Book Marketing Made Easy #3-How Will You Measure Your Progress?

The third element in your easy book marketing plan is to measure your progress and evaluate how your efforts are doing.

Doing your marketing activities from the previous post (Element #2) is essential for meeting your goal. Tracking your progress is just as important. If a particular activity is not showing any results, you need to know about it, so that you can stop doing that activity and try something else. Why waste your time on something that isn’t working?

And if an activity is showing phenomenal results, you want to make sure you continue doing it and maybe do more of it.

Either way, you need to know how you’re doing.

Select a Measuring Stick

You start by asking yourself “How will I know”.

If your goal is to get more newsletter subscribers, how will you know if you have subscribers? You will know by noting the number of subscribers you have when you start your marketing activity and then noting how many you have when you’re done with the activity.

Most measurements will involve a starting number and an ending number. You record the starting number before you start implementing your plan. Then check it again when you’ve reached your deadline.

Most of the time the measurement you’ll use will be obvious.

Goal – Get more book reviews on Amazon
Measurement – Monitor # of reviews on Amazon before vs. after

Goal – Get more website visitors
Measurement – # of people who visited my website before vs. after

In these examples, the “how” of your marketing plan, the specific steps you’ll do, aren’t important. You can do a number of different marketing activities to meet this goal and you’ll track them all in the same way, by checking the numbers before and after.

Refining Your Goal

Sometimes you’ll find that your goal is a bit too fuzzy to measure.
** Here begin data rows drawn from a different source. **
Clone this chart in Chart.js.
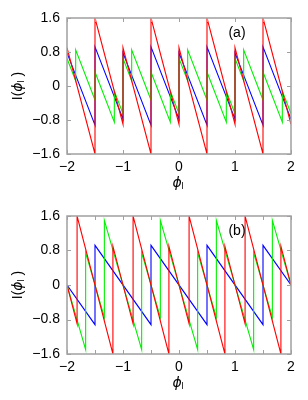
<!DOCTYPE html>
<html>
<head>
<meta charset="utf-8">
<script src="https://cdn.jsdelivr.net/npm/chart.js@4/dist/chart.umd.min.js"></script>
<style>
  body { margin: 0; background: #fff; }
  canvas { display: block; }
</style>
</head>
<body>
<canvas id="panelA" width="308" height="200"></canvas>
<canvas id="panelB" width="308" height="200"></canvas>
<script>
// panel (a) vertices
const redAx = [-2, -1.5, -1.5, -1, -1, -0.5, -0.5, 0, 0, 0.5, 0.5, 1, 1, 1.5, 1.5, 2];
const redAy = [0.9, -1.6, 1.6, -0.9, 0.9, -1.6, 1.6, -0.9, 0.9, -1.6, 1.6, -0.9, 0.9, -1.6, 1.6, -0.9];
const blueAx = [-2, -1.5, -1.5, -1, -1, -0.5, -0.5, 0, 0, 0.5, 0.5, 1, 1, 1.5, 1.5, 2];
const blueAy = [0.78, -0.92, 0.92, -0.78, 0.78, -0.92, 0.92, -0.78, 0.78, -0.92, 0.92, -0.78, 0.78, -0.92, 0.92, -0.78];
const greenAx = [-2, -1.845, -1.845, -1.5, -1.5, -1.155, -1.155, -1, -1, -0.845, -0.845, -0.5, -0.5, -0.155, -0.155, 0,
                 0, 0.155, 0.155, 0.5, 0.5, 0.845, 0.845, 1, 1, 1.155, 1.155, 1.5, 1.5, 1.845, 1.845, 2];
const greenAy = [0.65, 0.12, 0.85, -0.33, 0.33, -0.85, -0.12, -0.65, 0.65, 0.12, 0.85, -0.33, 0.33, -0.85, -0.12, -0.65,
                 0.65, 0.12, 0.85, -0.33, 0.33, -0.85, -0.12, -0.65, 0.65, 0.12, 0.85, -0.33, 0.33, -0.85, -0.12, -0.65];

// panel (b) vertices
const redBx = [-2, -1.82, -1.82, -1.18, -1.18, -0.82, -0.82, -0.18, -0.18, 0.18, 0.18, 0.82, 0.82, 1.18, 1.18, 1.82, 1.82, 2];
const redBy = [0, -0.9, 1.6, -1.6, 0.9, -0.9, 1.6, -1.6, 0.9, -0.9, 1.6, -1.6, 0.9, -0.9, 1.6, -1.6, 0.9, 0];
const blueBx = [-2, -1.5, -1.5, -0.5, -0.5, 0.5, 0.5, 1.5, 1.5, 2];
const blueBy = [0, -0.92, 0.92, -0.92, 0.92, -0.92, 0.92, -0.92, 0.92, 0];
const greenBx = [-2, -1.667, -1.667, -1.333, -1.333, -0.667, -0.667, -0.333, -0.333, 0.333, 0.333, 0.667, 0.667, 1.333, 1.333, 1.667, 1.667, 2];
const greenBy = [0, -1.5, 0.75, -0.75, 1.5, -1.5, 0.75, -0.75, 1.5, -1.5, 0.75, -0.75, 1.5, -1.5, 0.75, -0.75, 1.5, 0];

const xTickValues = [-2, -1, 0, 1, 2];
const xMinorTicks = [-2, -1.5, -1, -0.5, 0, 0.5, 1, 1.5, 2];
const yTickValues = [-1.6, -0.8, 0, 0.8, 1.6];

const FONT = "'Liberation Sans', Arial, sans-serif";
const MINUS = "\u2212";

function zip(xs, ys) {
    return xs.map((x, i) => ({ x: x, y: ys[i] }));
}

function fmt(v, digits) {
    if (Math.abs(v) < 1e-9) return "0";
    return (v < 0 ? MINUS : "") + Math.abs(v).toFixed(digits);
}

// frame, inward ticks, axis titles and panel tag
const framePlugin = {
    id: "frame",
    afterDraw(chart, args, opts) {
        const ctx = chart.ctx;
        const a = chart.chartArea;
        const xs = chart.scales.x;
        const ys = chart.scales.y;
        ctx.save();
        ctx.strokeStyle = "#a0a0a0";
        ctx.lineWidth = 1.5;
        ctx.strokeRect(a.left, a.top, a.right - a.left, a.bottom - a.top);
        ctx.lineWidth = 1;
        ctx.beginPath();
        xs.ticks.forEach(t => {
            const px = Math.round(xs.getPixelForValue(t.value)) + 0.5;
            ctx.moveTo(px, a.bottom); ctx.lineTo(px, a.bottom - 4);
            ctx.moveTo(px, a.top); ctx.lineTo(px, a.top + 4);
        });
        ys.ticks.forEach(t => {
            const py = Math.round(ys.getPixelForValue(t.value)) + 0.5;
            ctx.moveTo(a.left, py); ctx.lineTo(a.left + 4, py);
            ctx.moveTo(a.right, py); ctx.lineTo(a.right - 4, py);
        });
        ctx.stroke();

        ctx.fillStyle = "#000";
        ctx.textBaseline = "middle";
        // panel tag
        ctx.font = "14px " + FONT;
        ctx.textAlign = "center";
        ctx.fillText(opts.tag, 237, a.top + 15);

        // x title: phi_l
        const cx = xs.getPixelForValue(0);
        const ty = a.bottom + 29;
        ctx.font = "italic 14px 'DejaVu Sans', sans-serif";
        ctx.textAlign = "left";
        const wPhi = ctx.measureText("\u03D5").width;
        ctx.fillText("\u03D5", cx - wPhi / 2 - 2, ty);
        ctx.font = "9px " + FONT;
        ctx.fillText("l", cx + wPhi / 2 - 2, ty + 4);

        // y title: I(phi_l), rotated
        ctx.translate(18, (a.top + a.bottom) / 2);
        ctx.rotate(-Math.PI / 2);
        ctx.font = "14px " + FONT;
        const p1 = "I(";
        const w1 = ctx.measureText(p1).width;
        ctx.font = "italic 14px 'DejaVu Sans', sans-serif";
        const w2 = ctx.measureText("\u03D5").width;
        ctx.font = "9px " + FONT;
        const w3 = ctx.measureText("l").width + 4;
        ctx.font = "14px " + FONT;
        const w4 = ctx.measureText(")").width;
        let x0 = -(w1 + w2 + w3 + w4) / 2;
        ctx.fillText(p1, x0, 0); x0 += w1;
        ctx.font = "italic 14px 'DejaVu Sans', sans-serif";
        ctx.fillText("\u03D5", x0, 0); x0 += w2;
        ctx.font = "9px " + FONT;
        ctx.fillText("l", x0, 4); x0 += w3;
        ctx.font = "14px " + FONT;
        ctx.fillText(")", x0, 0);
        ctx.restore();
    }
};

function line(data, color) {
    return {
        data: data,
        showLine: true,
        borderColor: color,
        borderWidth: 1.1,
        pointRadius: 0,
        tension: 0,
        fill: false
    };
}

function makePanel(id, tag, top, sets) {
    new Chart(document.getElementById(id).getContext("2d"), {
        type: "scatter",
        data: { datasets: sets },
        options: {
            responsive: false,
            animation: false,
            layout: { padding: { top: top, right: 17, left: 0, bottom: 0 } },
            plugins: {
                legend: { display: false },
                tooltip: { enabled: false },
                frame: { tag: tag }
            },
            scales: {
                x: {
                    type: "linear",
                    min: -2,
                    max: 2,
                    afterBuildTicks: s => { s.ticks = xMinorTicks.map(v => ({ value: v })); },
                    afterFit: s => { s.height = 46; },
                    grid: { display: false, drawTicks: false, tickLength: 0 },
                    border: { display: false },
                    ticks: {
                        autoSkip: false,
                        maxRotation: 0,
                        padding: 5,
                        color: "#000",
                        font: { family: FONT, size: 14 },
                        callback: v => xTickValues.includes(v) ? fmt(v, 0) : ""
                    }
                },
                y: {
                    type: "linear",
                    min: -1.6,
                    max: 1.6,
                    afterBuildTicks: s => { s.ticks = yTickValues.map(v => ({ value: v })); },
                    afterFit: s => { s.width = 67; },
                    grid: { display: false, drawTicks: false, tickLength: 0 },
                    border: { display: false },
                    ticks: {
                        padding: 7,
                        color: "#000",
                        font: { family: FONT, size: 14 },
                        callback: v => fmt(v, 1)
                    }
                }
            }
        },
        plugins: [framePlugin]
    });
}

makePanel("panelA", "(a)", 18, [
    line(zip(redAx, redAy), "#ff0000"),
    line(zip(greenAx, greenAy), "#00f000"),
    line(zip(blueAx, blueAy), "#0000ff")
]);

makePanel("panelB", "(b)", 16, [
    line(zip(redBx, redBy), "#ff0000"),
    line(zip(greenBx, greenBy), "#00f000"),
    line(zip(blueBx, blueBy), "#0000ff")
]);
</script>
</body>
</html>
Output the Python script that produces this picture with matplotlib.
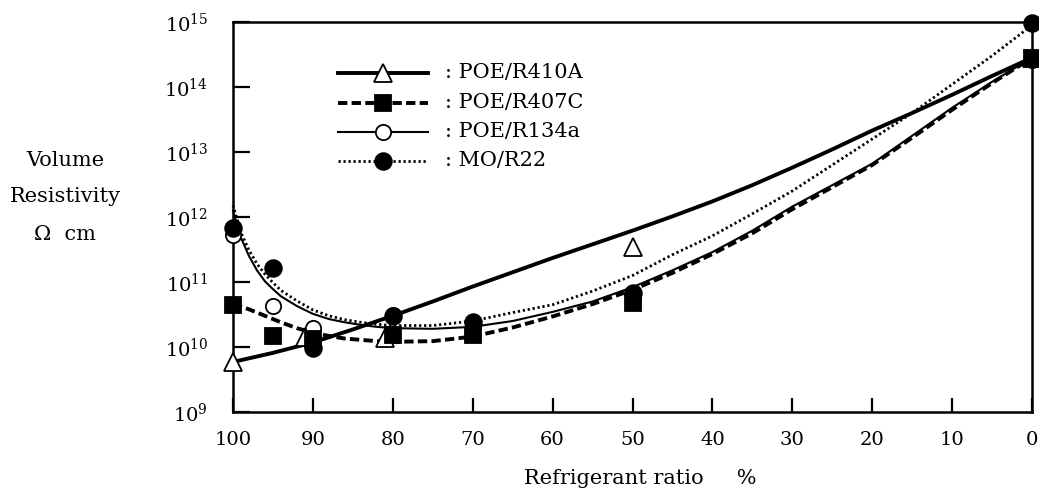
import numpy as np
import matplotlib
matplotlib.use("Agg")
import matplotlib.pyplot as plt
from matplotlib.ticker import FixedLocator, NullLocator, FuncFormatter

plt.rcParams['font.family'] = ['DejaVu Serif']
plt.rcParams['mathtext.fontset'] = 'dejavuserif'

# ---------------- data (log10 of volume resistivity, Ohm cm) ----------------
series_names = ["POE/R410A", "POE/R407C", "POE/R134a", "MO/R22"]

r410a_x = [100, 91, 81, 50, 0]
r410a_log = [9.77, 10.16, 10.14, 11.54, 14.45]

r407c_x = [100, 95, 90, 80, 70, 50, 0]
r407c_log = [10.65, 10.17, 10.13, 10.18, 10.18, 10.67, 14.45]

r134a_x = [100, 95, 90, 80, 70, 50, 0]
r134a_log = [11.72, 10.63, 10.29, 10.49, 10.33, 10.75, 14.42]

r22_x = [100, 95, 90, 80, 70, 50, 0]
r22_log = [11.83, 11.21, 9.98, 10.47, 10.39, 10.83, 14.98]

# fitted trend curves
r410a_fit_x = [100, 95, 90, 85, 80, 75, 70, 65, 60, 55, 50, 45, 40, 35, 30, 25, 20, 15, 10, 5, 0]
r410a_fit_log = [9.77, 9.91, 10.07, 10.27, 10.48, 10.70, 10.93, 11.15, 11.37, 11.58, 11.79, 12.01,
                 12.24, 12.49, 12.76, 13.04, 13.33, 13.60, 13.88, 14.17, 14.45]

r407c_fit_x = [100, 98, 96, 94, 92, 90, 88, 86, 84, 82, 80, 75, 70, 65, 60, 55, 50, 45, 40, 35,
               30, 25, 20, 15, 10, 5, 0]
r407c_fit_log = [10.66, 10.58, 10.48, 10.38, 10.29, 10.22, 10.17, 10.13, 10.11, 10.09, 10.08,
                 10.09, 10.16, 10.30, 10.47, 10.66, 10.88, 11.14, 11.43, 11.75, 12.12, 12.46,
                 12.80, 13.22, 13.65, 14.06, 14.45]

r134a_fit_x = [100, 99, 98, 97, 96, 95, 94, 92, 90, 88, 86, 84, 82, 80, 75, 70, 65, 60, 55, 50,
               45, 40, 35, 30, 25, 20, 15, 10, 5, 0]
r134a_fit_log = [12.10, 11.68, 11.40, 11.18, 11.01, 10.89, 10.78, 10.63, 10.51, 10.43, 10.38,
                 10.34, 10.31, 10.29, 10.28, 10.31, 10.40, 10.54, 10.70, 10.92, 11.18, 11.46,
                 11.79, 12.16, 12.49, 12.82, 13.25, 13.68, 14.08, 14.45]

r22_fit_x = [100, 99, 98, 97, 96, 95, 94, 92, 90, 88, 86, 84, 82, 80, 75, 70, 65, 60, 55, 50,
             45, 40, 35, 30, 25, 20, 15, 10, 5, 0]
r22_fit_log = [12.18, 11.76, 11.49, 11.28, 11.12, 10.99, 10.87, 10.71, 10.57, 10.48, 10.42,
               10.38, 10.35, 10.33, 10.33, 10.40, 10.53, 10.65, 10.86, 11.10, 11.42, 11.71,
               12.05, 12.40, 12.80, 13.20, 13.60, 14.04, 14.48, 14.95]

x_ticks = [100, 90, 80, 70, 60, 50, 40, 30, 20, 10, 0]
y_tick_exps = [9, 10, 11, 12, 13, 14, 15]

# ---------------- styles ----------------
styles = {
    "POE/R410A": dict(ls="-", lw=2.8, marker="^", mfc="white", ms=13),
    "POE/R407C": dict(ls=(0, (2.4, 1.1)), lw=2.8, marker="s", mfc="black", ms=11),
    "POE/R134a": dict(ls="-", lw=1.5, marker="o", mfc="white", ms=11),
    "MO/R22": dict(ls=(0, (0.8, 1.0)), lw=2.0, marker="o", mfc="black", ms=12),
}

fig = plt.figure(figsize=(10.39, 4.97), dpi=100)
ax = fig.add_axes([233 / 1039, 1 - 412 / 497, 799 / 1039, 390 / 497])
ax.set_yscale("log")
ax.set_xlim(100, 0)
ax.set_ylim(1e9, 1e15)

data = {
    "POE/R410A": (r410a_x, r410a_log, r410a_fit_x, r410a_fit_log),
    "POE/R407C": (r407c_x, r407c_log, r407c_fit_x, r407c_fit_log),
    "POE/R134a": (r134a_x, r134a_log, r134a_fit_x, r134a_fit_log),
    "MO/R22": (r22_x, r22_log, r22_fit_x, r22_fit_log),
}

for name in series_names:
    xs, ls_, fx, fl = data[name]
    st = styles[name]
    ax.plot(fx, 10 ** np.array(fl), color="black", ls=st["ls"], lw=st["lw"], clip_on=False,
            zorder=2)

marker_order = ["POE/R134a", "POE/R410A", "POE/R407C", "MO/R22"]
for i, name in enumerate(marker_order):
    xs, ls_, fx, fl = data[name]
    st = styles[name]
    ax.plot(xs, 10 ** np.array(ls_), ls="none", marker=st["marker"], ms=st["ms"],
            mfc=st["mfc"], mec="black", mew=1.3, clip_on=False, zorder=3 + i * 0.1)

# legend drawn manually in axes coordinates
leg_rows = [0.870, 0.793, 0.719, 0.644]
for name, yy in zip(series_names, leg_rows):
    st = styles[name]
    ax.plot([0.131, 0.244], [yy, yy], transform=ax.transAxes, color="black",
            ls=st["ls"], lw=st["lw"], zorder=4)
    ax.plot([0.1875], [yy], transform=ax.transAxes, ls="none", marker=st["marker"],
            ms=st["ms"], mfc=st["mfc"], mec="black", mew=1.3, zorder=5)
    ax.text(0.265, yy, ": " + name, transform=ax.transAxes, fontsize=15,
            va="center", ha="left")

# axes styling
for s in ax.spines.values():
    s.set_linewidth(1.8)
ax.xaxis.set_major_locator(FixedLocator(x_ticks))
ax.xaxis.set_minor_locator(NullLocator())
ax.yaxis.set_major_locator(FixedLocator([10.0 ** e for e in y_tick_exps]))
ax.yaxis.set_minor_locator(NullLocator())
ax.yaxis.set_major_formatter(FuncFormatter(lambda v, p: r"$10^{%d}$" % round(np.log10(v))))
ax.tick_params(axis="x", direction="in", length=10, width=1.6, labelsize=14, pad=14)
ax.tick_params(axis="y", direction="in", length=12, width=1.6, labelsize=14, pad=18)

fig.text(640 / 1039, 1 - 478 / 497, "Refrigerant ratio     %", fontsize=15,
         ha="center", va="center")
fig.text(65 / 1039, 1 - 160 / 497, "Volume", fontsize=15, ha="center", va="center")
fig.text(65 / 1039, 1 - 197 / 497, "Resistivity", fontsize=15, ha="center", va="center")
fig.text(65 / 1039, 1 - 235 / 497, "Ω  cm", fontsize=15, ha="center", va="center")

fig.savefig("out.png", dpi=100)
If your goal is to get more readers, how will you know if you have more readers? We don’t currently have a way to know what every person in the world is reading or has read. (Though if anyone would know, it’s probably Amazon.) So how will you know if you’re succeeding at your goal or not?

If your goal turns out to be fuzzy and hard to measure, make it more specific by combining it with your planned activity.

Get more readers (goal) by releasing a free ebook on my website (specific activity) and tracking the number of downloads (measurement).

Get more readers (goal) by posting the first chapter of my novel on my website (specific activity) and tracking the number of visitors that page gets and the length of time they stay on the page (measurement).

By getting specific, you’ve come up with a way to measure the results you’ll get.

When Will You Measure?

This ties into the overall deadline you set for yourself when you picked your goal. If the deadline for your goal is a few months away, you probably want to check your progress each month.

If the deadline is sooner, say within one month, you may want to check weekly or even daily.

“Gain 500 new newsletter subscribers in three months.”

For this goal, I’d check the number of newsletter subscribers at the end of each month.

“Get 250 downloads of my Kindle book in one month.”

Since this goal is only a month long, I’d check my Kindle download numbers each week. (Probably more often because I’m impatient that way.)

Sometimes your goal is more dependent on other people’s efforts than your own. If your goal is to get more book reviews and you’ve decided to submit your book to book review blogs, there’s little you can do to force a blogger to post a review of your book.

Instead, you’ll need to measure the activities that you can control.

In the case of this goal, you’d measure the number of blogs that you’d submitted to. If you set your goal at submitting to five blogs this month, then you’d review each week to see if you’re on track with submitting to five blogs.

If your goal is to increase awareness that you’re an author and you’re participating in a social media site as your specific activity, then you’ll need to measure how often you’re on the site (daily, weekly) and how much quality time you spend there (as opposed to time spent playing Farmville on Facebook, for example).

That’s it for Measurement. Figure out how you’ll know if your plan is working and then track the numbers involved.